Task requirements: In the material below, the lines containing the word "that" are required; copy each of them.

Data for the task:
——————————

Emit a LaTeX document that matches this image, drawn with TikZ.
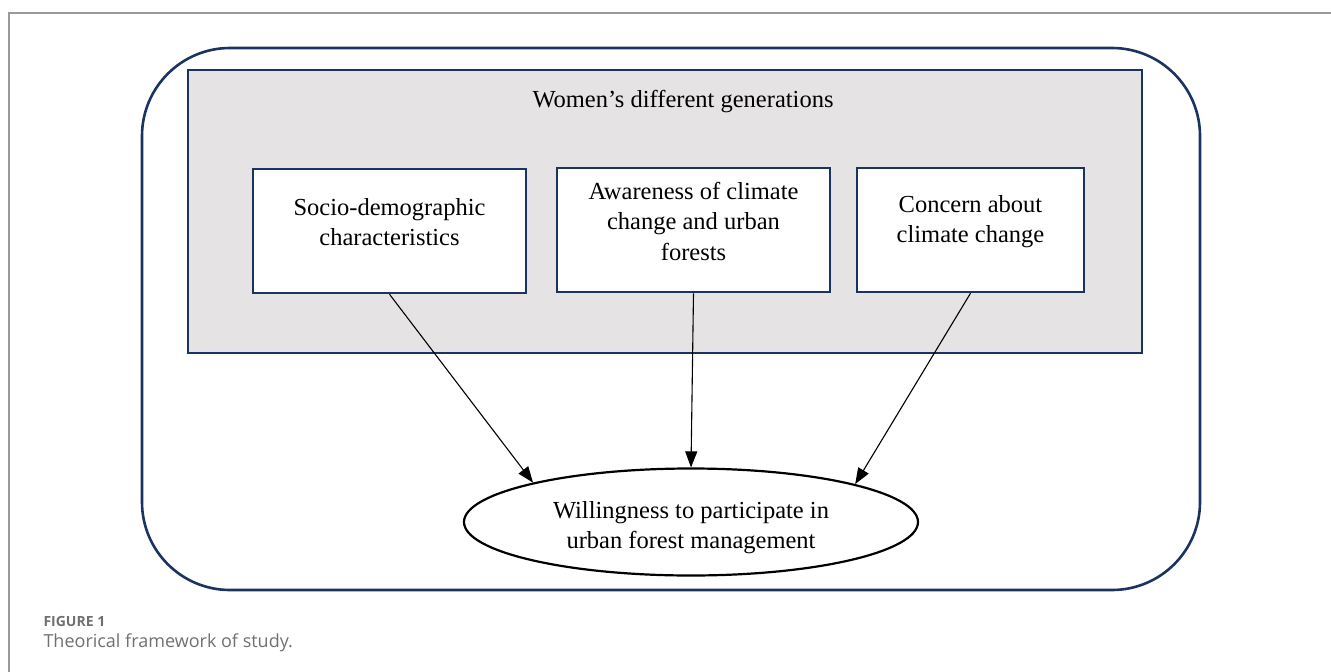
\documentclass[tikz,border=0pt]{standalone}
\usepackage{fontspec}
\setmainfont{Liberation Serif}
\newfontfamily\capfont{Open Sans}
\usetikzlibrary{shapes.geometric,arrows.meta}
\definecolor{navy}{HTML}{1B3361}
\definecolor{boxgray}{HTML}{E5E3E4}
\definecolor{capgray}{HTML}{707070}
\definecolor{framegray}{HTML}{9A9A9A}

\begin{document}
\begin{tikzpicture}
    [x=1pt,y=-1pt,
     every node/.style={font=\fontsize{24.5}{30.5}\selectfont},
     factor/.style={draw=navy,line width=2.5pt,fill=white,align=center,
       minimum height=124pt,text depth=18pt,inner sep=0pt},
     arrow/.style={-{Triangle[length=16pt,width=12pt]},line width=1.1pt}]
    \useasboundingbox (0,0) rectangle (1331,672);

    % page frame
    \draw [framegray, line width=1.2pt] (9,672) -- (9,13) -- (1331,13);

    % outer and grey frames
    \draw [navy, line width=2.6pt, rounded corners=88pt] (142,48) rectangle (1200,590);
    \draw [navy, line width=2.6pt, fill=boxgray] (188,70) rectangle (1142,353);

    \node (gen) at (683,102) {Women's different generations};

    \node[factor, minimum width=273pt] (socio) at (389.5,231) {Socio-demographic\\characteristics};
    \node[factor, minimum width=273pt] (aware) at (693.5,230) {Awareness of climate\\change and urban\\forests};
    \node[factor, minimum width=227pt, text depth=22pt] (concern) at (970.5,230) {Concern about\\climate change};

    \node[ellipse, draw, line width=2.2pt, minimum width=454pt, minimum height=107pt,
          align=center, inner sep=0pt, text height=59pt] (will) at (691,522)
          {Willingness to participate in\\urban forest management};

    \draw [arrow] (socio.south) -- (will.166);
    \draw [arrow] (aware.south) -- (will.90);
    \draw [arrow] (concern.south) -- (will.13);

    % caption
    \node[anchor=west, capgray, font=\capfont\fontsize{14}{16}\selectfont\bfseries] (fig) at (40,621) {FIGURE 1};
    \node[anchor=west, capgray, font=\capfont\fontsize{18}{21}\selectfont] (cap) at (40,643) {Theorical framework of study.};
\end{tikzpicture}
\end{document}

——————————

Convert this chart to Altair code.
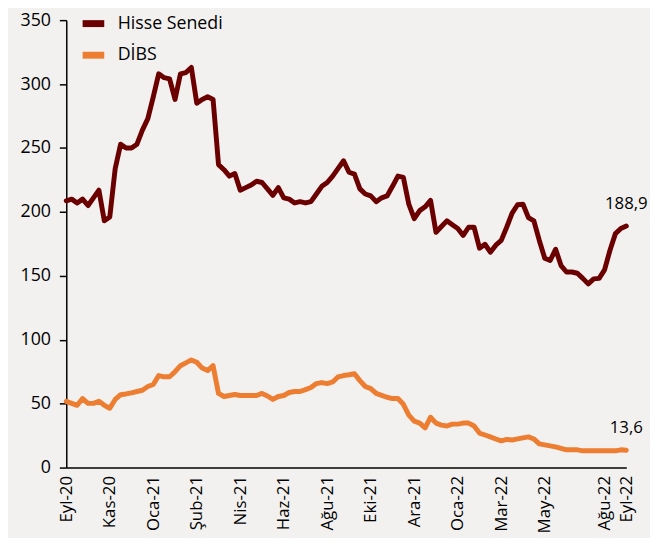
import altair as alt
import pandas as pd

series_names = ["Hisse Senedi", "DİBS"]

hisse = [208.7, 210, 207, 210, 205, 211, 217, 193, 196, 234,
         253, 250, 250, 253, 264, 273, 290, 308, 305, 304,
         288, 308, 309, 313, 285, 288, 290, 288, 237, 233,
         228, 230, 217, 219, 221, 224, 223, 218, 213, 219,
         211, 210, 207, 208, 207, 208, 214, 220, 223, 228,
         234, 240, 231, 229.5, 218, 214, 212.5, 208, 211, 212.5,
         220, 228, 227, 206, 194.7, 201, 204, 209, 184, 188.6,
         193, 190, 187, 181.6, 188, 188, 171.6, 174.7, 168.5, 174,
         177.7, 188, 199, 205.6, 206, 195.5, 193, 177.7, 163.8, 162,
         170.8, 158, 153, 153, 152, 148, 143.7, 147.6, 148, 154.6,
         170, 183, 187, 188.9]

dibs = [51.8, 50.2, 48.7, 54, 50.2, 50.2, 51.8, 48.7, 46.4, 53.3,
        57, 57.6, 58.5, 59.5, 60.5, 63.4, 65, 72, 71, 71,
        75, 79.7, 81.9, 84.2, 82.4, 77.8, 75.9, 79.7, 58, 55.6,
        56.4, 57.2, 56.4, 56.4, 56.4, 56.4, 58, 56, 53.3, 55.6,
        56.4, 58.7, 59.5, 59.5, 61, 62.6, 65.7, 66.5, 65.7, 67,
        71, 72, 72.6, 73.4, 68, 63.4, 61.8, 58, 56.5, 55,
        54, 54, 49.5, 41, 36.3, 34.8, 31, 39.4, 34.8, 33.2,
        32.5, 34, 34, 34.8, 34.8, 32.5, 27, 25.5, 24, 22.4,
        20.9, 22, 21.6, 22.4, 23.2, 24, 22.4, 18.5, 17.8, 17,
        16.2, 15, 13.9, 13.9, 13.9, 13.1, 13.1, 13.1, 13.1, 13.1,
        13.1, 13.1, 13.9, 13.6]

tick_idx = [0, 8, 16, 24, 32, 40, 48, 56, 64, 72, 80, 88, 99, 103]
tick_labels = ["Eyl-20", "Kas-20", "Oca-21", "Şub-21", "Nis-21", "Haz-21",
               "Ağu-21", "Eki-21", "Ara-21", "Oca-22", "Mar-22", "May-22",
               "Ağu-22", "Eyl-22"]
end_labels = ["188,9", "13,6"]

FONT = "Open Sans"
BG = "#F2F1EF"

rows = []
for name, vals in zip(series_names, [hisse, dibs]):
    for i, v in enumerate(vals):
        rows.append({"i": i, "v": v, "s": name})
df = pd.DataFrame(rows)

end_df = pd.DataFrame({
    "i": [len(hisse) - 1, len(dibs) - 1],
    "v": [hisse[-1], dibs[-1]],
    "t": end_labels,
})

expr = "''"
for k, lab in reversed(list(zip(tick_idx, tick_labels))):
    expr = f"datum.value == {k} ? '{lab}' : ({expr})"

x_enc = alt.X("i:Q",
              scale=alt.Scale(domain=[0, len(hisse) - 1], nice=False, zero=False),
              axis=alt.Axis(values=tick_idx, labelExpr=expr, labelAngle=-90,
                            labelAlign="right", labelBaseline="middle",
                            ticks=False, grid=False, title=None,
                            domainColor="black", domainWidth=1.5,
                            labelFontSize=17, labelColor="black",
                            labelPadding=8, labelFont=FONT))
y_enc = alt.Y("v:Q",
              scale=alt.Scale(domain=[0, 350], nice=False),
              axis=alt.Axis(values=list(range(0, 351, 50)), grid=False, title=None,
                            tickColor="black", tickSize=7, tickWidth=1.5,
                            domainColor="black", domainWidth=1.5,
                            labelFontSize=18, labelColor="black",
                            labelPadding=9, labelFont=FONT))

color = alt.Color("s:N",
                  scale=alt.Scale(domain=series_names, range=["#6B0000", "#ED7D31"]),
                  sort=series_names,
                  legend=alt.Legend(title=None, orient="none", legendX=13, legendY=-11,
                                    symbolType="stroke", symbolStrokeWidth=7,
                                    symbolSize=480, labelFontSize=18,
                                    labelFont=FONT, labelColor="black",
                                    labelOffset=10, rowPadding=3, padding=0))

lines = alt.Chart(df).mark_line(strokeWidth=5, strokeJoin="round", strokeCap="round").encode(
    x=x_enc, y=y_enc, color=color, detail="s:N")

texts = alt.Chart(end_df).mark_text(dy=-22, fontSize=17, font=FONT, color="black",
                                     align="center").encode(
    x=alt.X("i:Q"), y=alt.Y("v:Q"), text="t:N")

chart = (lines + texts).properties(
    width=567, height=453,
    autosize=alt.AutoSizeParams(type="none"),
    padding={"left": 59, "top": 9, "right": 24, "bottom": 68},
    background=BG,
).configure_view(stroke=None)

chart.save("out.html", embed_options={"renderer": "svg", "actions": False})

——————————

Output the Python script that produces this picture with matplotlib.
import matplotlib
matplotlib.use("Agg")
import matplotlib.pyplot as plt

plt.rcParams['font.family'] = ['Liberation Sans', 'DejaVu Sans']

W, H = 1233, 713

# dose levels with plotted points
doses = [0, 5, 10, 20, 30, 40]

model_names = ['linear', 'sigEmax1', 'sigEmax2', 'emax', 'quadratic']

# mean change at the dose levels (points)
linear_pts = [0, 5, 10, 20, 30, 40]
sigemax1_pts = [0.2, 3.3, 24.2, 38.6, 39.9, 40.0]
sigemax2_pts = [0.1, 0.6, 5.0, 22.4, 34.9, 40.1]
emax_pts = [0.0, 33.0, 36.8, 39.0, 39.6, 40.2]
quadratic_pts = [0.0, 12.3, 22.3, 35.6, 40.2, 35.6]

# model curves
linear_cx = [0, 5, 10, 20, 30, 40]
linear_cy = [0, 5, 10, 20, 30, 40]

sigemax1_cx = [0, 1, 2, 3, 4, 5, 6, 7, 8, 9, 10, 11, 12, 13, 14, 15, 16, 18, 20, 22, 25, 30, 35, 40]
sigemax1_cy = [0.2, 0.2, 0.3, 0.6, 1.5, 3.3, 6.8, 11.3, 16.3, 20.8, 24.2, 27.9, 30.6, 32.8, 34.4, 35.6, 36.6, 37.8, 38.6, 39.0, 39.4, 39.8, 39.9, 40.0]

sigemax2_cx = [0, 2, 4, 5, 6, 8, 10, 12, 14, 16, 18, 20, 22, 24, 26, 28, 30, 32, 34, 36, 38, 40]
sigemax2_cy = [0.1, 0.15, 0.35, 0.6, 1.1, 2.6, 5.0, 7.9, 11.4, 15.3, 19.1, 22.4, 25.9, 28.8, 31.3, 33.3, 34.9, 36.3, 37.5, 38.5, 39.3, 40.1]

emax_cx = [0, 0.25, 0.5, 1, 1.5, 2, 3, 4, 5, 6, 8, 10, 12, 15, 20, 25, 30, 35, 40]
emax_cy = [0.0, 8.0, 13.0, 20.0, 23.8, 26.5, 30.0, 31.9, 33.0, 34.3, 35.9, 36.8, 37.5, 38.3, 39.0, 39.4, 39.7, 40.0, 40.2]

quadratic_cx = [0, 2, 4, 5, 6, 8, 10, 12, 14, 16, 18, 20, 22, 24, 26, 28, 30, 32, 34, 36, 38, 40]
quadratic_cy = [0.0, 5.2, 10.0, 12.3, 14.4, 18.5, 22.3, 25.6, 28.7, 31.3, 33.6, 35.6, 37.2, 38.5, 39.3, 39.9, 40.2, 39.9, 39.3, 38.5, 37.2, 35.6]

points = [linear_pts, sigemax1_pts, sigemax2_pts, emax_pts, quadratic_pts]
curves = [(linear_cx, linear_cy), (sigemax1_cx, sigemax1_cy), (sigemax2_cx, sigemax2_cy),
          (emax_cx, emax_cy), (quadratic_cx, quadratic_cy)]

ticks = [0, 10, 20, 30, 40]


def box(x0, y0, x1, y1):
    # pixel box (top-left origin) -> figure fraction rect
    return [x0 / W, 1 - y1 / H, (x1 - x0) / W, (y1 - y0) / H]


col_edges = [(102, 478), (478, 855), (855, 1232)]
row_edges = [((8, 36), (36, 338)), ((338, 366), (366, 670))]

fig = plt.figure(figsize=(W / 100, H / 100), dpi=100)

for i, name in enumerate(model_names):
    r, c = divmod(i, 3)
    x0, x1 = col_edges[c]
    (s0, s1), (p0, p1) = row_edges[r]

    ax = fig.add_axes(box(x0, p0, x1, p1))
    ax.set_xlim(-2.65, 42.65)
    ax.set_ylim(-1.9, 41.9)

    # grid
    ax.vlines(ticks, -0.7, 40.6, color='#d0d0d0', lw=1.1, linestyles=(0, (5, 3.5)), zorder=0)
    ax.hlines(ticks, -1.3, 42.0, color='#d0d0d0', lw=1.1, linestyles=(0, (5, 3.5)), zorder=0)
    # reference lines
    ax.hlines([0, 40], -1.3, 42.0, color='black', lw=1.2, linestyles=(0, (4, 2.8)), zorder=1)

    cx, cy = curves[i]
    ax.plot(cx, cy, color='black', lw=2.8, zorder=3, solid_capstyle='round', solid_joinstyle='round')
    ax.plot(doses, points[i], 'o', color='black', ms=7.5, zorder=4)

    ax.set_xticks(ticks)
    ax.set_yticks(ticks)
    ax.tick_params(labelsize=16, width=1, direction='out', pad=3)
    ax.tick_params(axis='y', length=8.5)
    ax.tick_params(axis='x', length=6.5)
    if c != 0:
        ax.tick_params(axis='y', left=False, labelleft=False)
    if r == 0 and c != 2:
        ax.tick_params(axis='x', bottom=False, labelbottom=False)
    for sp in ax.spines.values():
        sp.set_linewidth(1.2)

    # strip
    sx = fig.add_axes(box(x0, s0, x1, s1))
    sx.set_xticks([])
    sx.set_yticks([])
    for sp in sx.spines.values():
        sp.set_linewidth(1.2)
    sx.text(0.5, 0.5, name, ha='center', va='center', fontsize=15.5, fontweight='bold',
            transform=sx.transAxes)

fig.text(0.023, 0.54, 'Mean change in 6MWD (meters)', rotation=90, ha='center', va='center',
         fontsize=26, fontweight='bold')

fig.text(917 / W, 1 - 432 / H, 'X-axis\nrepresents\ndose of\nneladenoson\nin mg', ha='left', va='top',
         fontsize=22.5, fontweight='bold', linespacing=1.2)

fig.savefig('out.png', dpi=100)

——————————

Answer to the problem:
Emit a LaTeX document that matches this image, drawn with TikZ.
Output the Python script that produces this picture with matplotlib.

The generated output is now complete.